Mais c’est l’amour qui engendre des supplications ayant pour seul effet de s’attirer cette réplique : « Laisse mes genoux tranquilles ! » « Penser fait peur », dit le poète lâche qui estime aussi : « mes pensées vont tout éclabousser ! » Ces éclaboussures sont à prendre au sens propre, puisqu’elles arriveront après que « le plomb viendra frapper / ma cervelle, comme une pierre la fange luisante – / splaf ». C’est ce lâche (mais tout le monde peut changer) qui est amoureux et dit l’horreur que c’est, « le fait que dans mon sang ait élu /domicile un sentiment larmoyant, / mélange de jalousie insoupçonnée, / de soif réprouvée et d’une tendresse telle / qu’en comparaison tous les couchers de / soleil ne sont que des flaques de peinture / pour maçonnerie ». On voit que le jeune Nabokov se garde déjà de la grandiloquence et du sentimentalisme. « Que sont les passions ? / Des erreurs de traduction… Qu’est l’amour ? / Une rime perdue lors du passage dans notre / langue au rythme différent… Il est grand temps / pour moi de regarder l’original !… » « Comment je fais pour vivre, moi ? » demande un personnage, mais un autre a une préoccupation toute différente : « j’ignore comment mourir, et c’est trop tard / pour moi d’apprendre, je n’ai plus le temps ! »
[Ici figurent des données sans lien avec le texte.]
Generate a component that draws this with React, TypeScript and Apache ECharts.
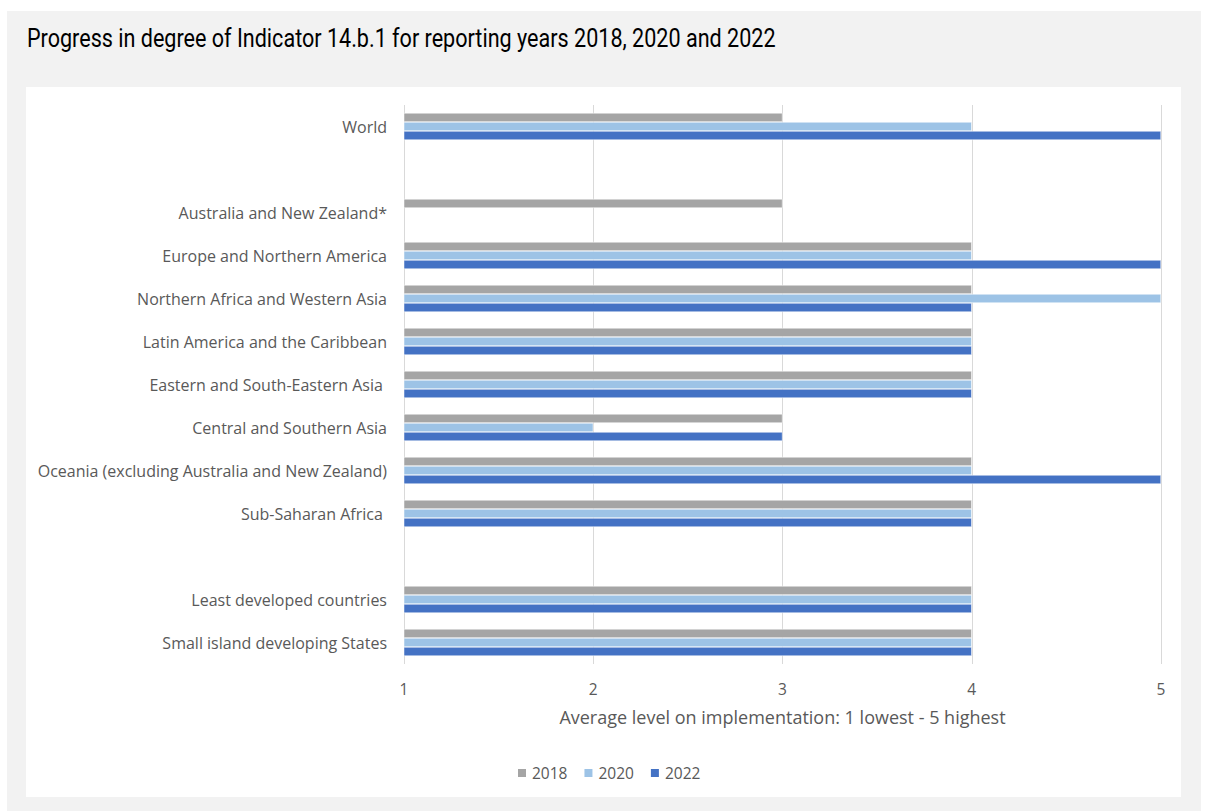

L’amour peut tenir à la façon dont une femme descend un escalier, « toujours / plaçant le même pied devant – comme le fait / un enfant ». Après qu’elle a renversé son verre sur sa propre robe, on apprendra comment réparer ça : il paraît que « des larmes de bonheur […] viennent à bout de toutes les taches ». Car malgré le sang et les carnages, la pièce n’est pas que tragédie. Surtout en ce qui concerne Monsieur Morn lui-même pour qui la mort n’est pas au bout du revolver. Il y a eu un roi, puis plus, puis à nouveau. Il y a « la tendresse – petite sœur de / la mort – cette tendresse muette et lumineuse / qui se lève quand une femme part pour toujours ». Et il y a le cœur qui « a fait peau neuve ». « L’oubli m’a fait don de la liberté… » L’amour, la révolution.